Support the Girls
(Andrew Bujalski)
There’s a subphylum of men who go to places like Hooters or the Tilted Kilt with the singular intention of ogling staff. To suggest white trash would seem too specific, so we’ll lose the initial modifier and simply refer to them as “trash”. It’s cleaner that way. Andrew Bujalski’s Support the Girls observes the staff of an independent “brestaurant,” the eyeroll-inducing Double Whammies. The Houston venue, located within the city’s web of concrete highways, is the sort of place that’s both everywhere and nowhere; an innocuous pit-stop establishment that makes no great claim to the moving world. And from outside the confines of this rundown restaurant we see Lisa (Regina Hall) crying in her car. This day’s going to be a pitiless bitch. We know it and so does Lisa, as she pulls herself together and begins her shift as the manager of Double Whammies.

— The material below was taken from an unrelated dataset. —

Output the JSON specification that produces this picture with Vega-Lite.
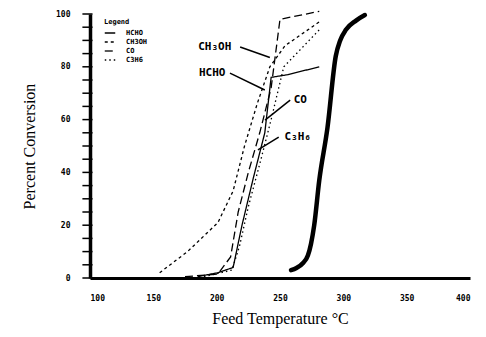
{
  "$schema": "https://vega.github.io/schema/vega-lite/v6.json",
  "autosize": {"type": "none"},
  "width": 380,
  "height": 264,
  "padding": {"left": 90, "top": 14, "right": 16, "bottom": 59},
  "background": "white",
  "config": {
    "view": {"stroke": null},
    "font": "DejaVu Sans"
  },
  "datasets": {
    "curves": [
      {"species": "CH3OH", "T": 155, "P": 2},
      {"species": "CH3OH", "T": 177, "P": 10},
      {"species": "CH3OH", "T": 201, "P": 21},
      {"species": "CH3OH", "T": 213, "P": 33},
      {"species": "CH3OH", "T": 222, "P": 50},
      {"species": "CH3OH", "T": 232, "P": 66},
      {"species": "CH3OH", "T": 242, "P": 80},
      {"species": "CH3OH", "T": 254, "P": 88},
      {"species": "CH3OH", "T": 281, "P": 97},
      {"species": "CO", "T": 175, "P": 0.5},
      {"species": "CO", "T": 201, "P": 1.5},
      {"species": "CO", "T": 211, "P": 8},
      {"species": "CO", "T": 217, "P": 25},
      {"species": "CO", "T": 225, "P": 40},
      {"species": "CO", "T": 234, "P": 55},
      {"species": "CO", "T": 243, "P": 72},
      {"species": "CO", "T": 250, "P": 98},
      {"species": "CO", "T": 281, "P": 101},
      {"species": "HCHO", "T": 185, "P": 0.5},
      {"species": "HCHO", "T": 201, "P": 2},
      {"species": "HCHO", "T": 213, "P": 4},
      {"species": "HCHO", "T": 220, "P": 20},
      {"species": "HCHO", "T": 229, "P": 38},
      {"species": "HCHO", "T": 238, "P": 55},
      {"species": "HCHO", "T": 243, "P": 76},
      {"species": "HCHO", "T": 256, "P": 77},
      {"species": "HCHO", "T": 281, "P": 80},
      {"species": "C3H6", "T": 190, "P": 0.5},
      {"species": "C3H6", "T": 212, "P": 3},
      {"species": "C3H6", "T": 218, "P": 12},
      {"species": "C3H6", "T": 225, "P": 27},
      {"species": "C3H6", "T": 235, "P": 45},
      {"species": "C3H6", "T": 243, "P": 60},
      {"species": "C3H6", "T": 253, "P": 80},
      {"species": "C3H6", "T": 281, "P": 94}
    ],
    "thick": [
      {"T": 258.7, "P": 3.0},
      {"T": 263, "P": 3.8},
      {"T": 268.2, "P": 5.7},
      {"T": 272, "P": 8.5},
      {"T": 274.5, "P": 13},
      {"T": 277, "P": 20},
      {"T": 281, "P": 37},
      {"T": 287.5, "P": 57},
      {"T": 294, "P": 84},
      {"T": 297.5, "P": 90},
      {"T": 302, "P": 94},
      {"T": 310, "P": 97.5},
      {"T": 317, "P": 99.6}
    ],
    "labels": [
      {"text": "CH₃OH", "T": 198.5, "P": 87.5},
      {"text": "HCHO", "T": 196.5, "P": 77.6},
      {"text": "CO", "T": 266, "P": 67.4},
      {"text": "C₃H₆", "T": 264, "P": 53.4}
    ],
    "leaders": [
      {"T": 218.5, "P": 87.5, "T2": 242, "P2": 83.5},
      {"T": 210.5, "P": 77.6, "T2": 238, "P2": 71.2},
      {"T": 258, "P": 67.4, "T2": 238.2, "P2": 59.8},
      {"T": 249, "P": 53.4, "T2": 232.6, "P2": 48.5},
      {"T": 94, "P": 0, "T2": 102, "P2": 0},
      {"T": 94, "P": 5, "T2": 102, "P2": 5},
      {"T": 94, "P": 10, "T2": 102, "P2": 10},
      {"T": 94, "P": 15, "T2": 102, "P2": 15},
      {"T": 94, "P": 20, "T2": 102, "P2": 20},
      {"T": 94, "P": 25, "T2": 102, "P2": 25},
      {"T": 94, "P": 30, "T2": 102, "P2": 30},
      {"T": 94, "P": 35, "T2": 102, "P2": 35},
      {"T": 94, "P": 40, "T2": 102, "P2": 40},
      {"T": 94, "P": 45, "T2": 102, "P2": 45},
      {"T": 94, "P": 50, "T2": 102, "P2": 50},
      {"T": 94, "P": 55, "T2": 102, "P2": 55},
      {"T": 94, "P": 60, "T2": 102, "P2": 60},
      {"T": 94, "P": 65, "T2": 102, "P2": 65},
      {"T": 94, "P": 70, "T2": 102, "P2": 70},
      {"T": 94, "P": 75, "T2": 102, "P2": 75},
      {"T": 94, "P": 80, "T2": 102, "P2": 80},
      {"T": 94, "P": 85, "T2": 102, "P2": 85},
      {"T": 94, "P": 90, "T2": 102, "P2": 90},
      {"T": 94, "P": 95, "T2": 102, "P2": 95},
      {"T": 94, "P": 100, "T2": 102, "P2": 100}
    ]
  },
  "layer": [
    {
      "data": {"name": "curves"},
      "mark": {"type": "line", "color": "black", "strokeWidth": 1.3, "clip": false},
      "encoding": {
        "x": {
          "field": "T", "type": "quantitative",
          "scale": {"domain": [100, 400], "nice": false, "zero": false},
          "axis": {
            "values": [100, 150, 200, 250, 300, 350, 400],
            "title": "Feed Temperature  °C",
            "titleFont": "Liberation Serif", "titleFontSize": 16, "titleFontWeight": "normal",
            "titleColor": "black", "titlePadding": 8,
            "labelFont": "DejaVu Sans Mono", "labelFontSize": 8, "labelFontWeight": "bold",
            "labelColor": "black", "labelPadding": 16,
            "ticks": false, "grid": false,
            "domainColor": "black", "domainWidth": 3
          }
        },
        "y": {
          "field": "P", "type": "quantitative",
          "scale": {"domain": [0, 100], "nice": false},
          "axis": {
            "values": [0, 20, 40, 60, 80, 100],
            "title": "Percent Conversion",
            "titleFont": "Liberation Serif", "titleFontSize": 16, "titleFontWeight": "normal",
            "titleColor": "black", "titlePadding": 18,
            "labelFont": "DejaVu Sans Mono", "labelFontSize": 8, "labelFontWeight": "bold",
            "labelColor": "black", "labelPadding": 20,
            "ticks": false,
            "grid": false,
            "domainColor": "black", "domainWidth": 3.5
          }
        },
        "strokeDash": {
          "field": "species", "type": "nominal",
          "scale": {
            "domain": ["HCHO", "CH3OH", "CO", "C3H6"],
            "range": [[1, 0], [3, 3], [8, 4], [1.5, 3]]
          },
          "legend": {
            "orient": "none", "legendX": 14, "legendY": 4,
            "title": "Legend", "titleFontSize": 7, "titleFontWeight": "bold",
            "titleColor": "black", "titlePadding": 2,
            "labelFontSize": 7, "labelFontWeight": "bold", "labelColor": "black",
            "labelFont": "DejaVu Sans Mono",
            "titleFont": "DejaVu Sans Mono",
            "symbolType": "stroke", "symbolSize": 110, "symbolStrokeWidth": 1.3,
            "symbolStrokeColor": "black", "rowPadding": 0, "labelOffset": 10
          }
        },
        "detail": {"field": "species"}
      }
    },
    {
      "data": {"name": "thick"},
      "mark": {"type": "line", "color": "black", "strokeWidth": 4.5, "strokeCap": "round", "interpolate": "monotone"},
      "encoding": {
        "x": {"field": "T", "type": "quantitative"},
        "y": {"field": "P", "type": "quantitative"}
      }
    },
    {
      "data": {"name": "leaders"},
      "mark": {"type": "rule", "color": "black", "strokeWidth": 1.5, "clip": false},
      "encoding": {
        "x": {"field": "T", "type": "quantitative"},
        "y": {"field": "P", "type": "quantitative"},
        "x2": {"field": "T2"},
        "y2": {"field": "P2"}
      }
    },
    {
      "data": {"name": "labels"},
      "mark": {"type": "text", "color": "black", "font": "DejaVu Sans Mono", "fontSize": 11, "fontWeight": "bold", "align": "center", "baseline": "middle"},
      "encoding": {
        "x": {"field": "T", "type": "quantitative"},
        "y": {"field": "P", "type": "quantitative"},
        "text": {"field": "text"}
      }
    }
  ]
}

Episodic and mostly gleaned from Lisa’s perspective, Support the Girls may initially seem too much like a situational comedy. After all, within the first ten minutes we’re introduced to a slew of prospective new hires, uncover that an attempted break-in occurred overnight, and that Lisa and her friend/coworker Danyelle (a terrific Shayna McHayle in her debut performance) are attempting to set up an impromptu car wash to raise money for another waitress. But if the film seems a bit hurried, it eventually settles into a more leisure, Bujalski-an pace, where the various narrative elements ebb and flow as Lisa attempts to grab a handle on the day. And it’s the small nuances, such as moments when Lisa is on hold with the cable company or the numerous, concerning gestures required of the women of Double Whammies that provide this film with a kind of poetry. The constitution of the women of Support the Girls is made of iron, and on the day that they’re observed in Bujalski’s film, we survey their ability to navigate grief, loss, and abuse. Together they find solace, and to see that captured on a rooftop observing that same concrete cobweb that opens the film, warmed my heart.